Showing posts with label music. Show all posts
Showing posts with label music. Show all posts

Saturday, August 13, 2011

Another one of those music entries...

You know the feeling of when you discover some really awesome band that you automatically connect with immediately claim how much you love them? Yeah, that's me too. There's phases I go through when I really get into a new band or artist. It's usually listening to them non-stop, trying to learn everything and anything possible of the band, and seeing if they're worth seeing live. It's a couple weeks later or months that I step back and come across another band or retreat to my usual playlist I listen to. However, I always do become surprised when I realize three years forward and I'm still listening to them with the same amount of admiration I had for them the first time I came across them. It's that feeling that always gets to me. I'm always intrigued at how much music has shaped my life and how it's always been in my life.

Have you ever had such an urge to write that once you put that pen to paper your thoughts immediately become jumbled? Or for my case once I set my fingers on the keys, my thoughts scan through my head so quick and it's difficult to try and type it out in a way that's understandable.

I usually write here because it's much quicker to get my thoughts down than when I write in my notebook but it's always fun commemorating memories the old fashion way.

Tuesday, March 9, 2010

Music is Magic

Music is definitely important in my life. Whether I'm in the shower listening to KROQ, while I'm walking down the school hallways listening to my iPod, when I'm working on school papers at 2 o'clock in the morning my iTunes is on, and when I'm in the car with my Mom, it's ALWAYS on. Unless I become bored and crave silence but that's rare.

A couple nights ago my mother was explaining to me that I've always been in touch of my emotions and when a sad love song streamed through the radio, I'd tell her to change it because it made me sad. My aunt told me a similar story a couple of days earlier. This probably explains why music has been so important to me in my life; maybe this also explains why music makes me feel the way I do. It's difficult to describe in words but music can definitely express it for me. Sometimes I'd rather say, "Here. Listen to this song. That is me right now."

Usually when I'm angry or sad I turn to music to vent. I eve made special play-lists on my iTunes concerning with my mood. I have one titled: Serenity and another 90's Flashback, and another Sunday Afternoon.
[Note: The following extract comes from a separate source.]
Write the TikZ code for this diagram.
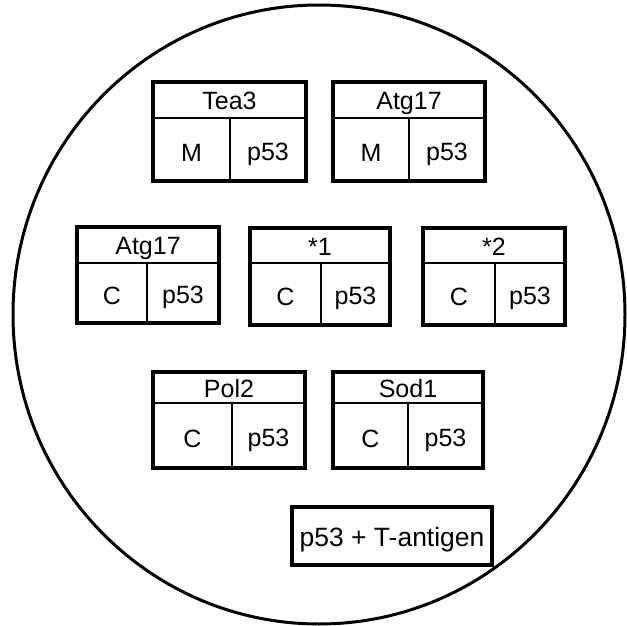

Not to mention, I enjoy quoting a lot of songs and there are songs that I can't wait to be able to quote such as Green Day's Coming Clean.

Seventeen and strung out on confusion
Trapped inside a roll of disillusion

I found out what it takes to be a man
Well,Mom and Dad will never understand

Seventeen and COMING CLEAN for the first time
I finally figured out myself for the first time

I found out what it takes to be a man
Mom and Dad will never understand
WHAT'S HAPPENING TO ME



I forgot the point I was trying to make. What a disappointment.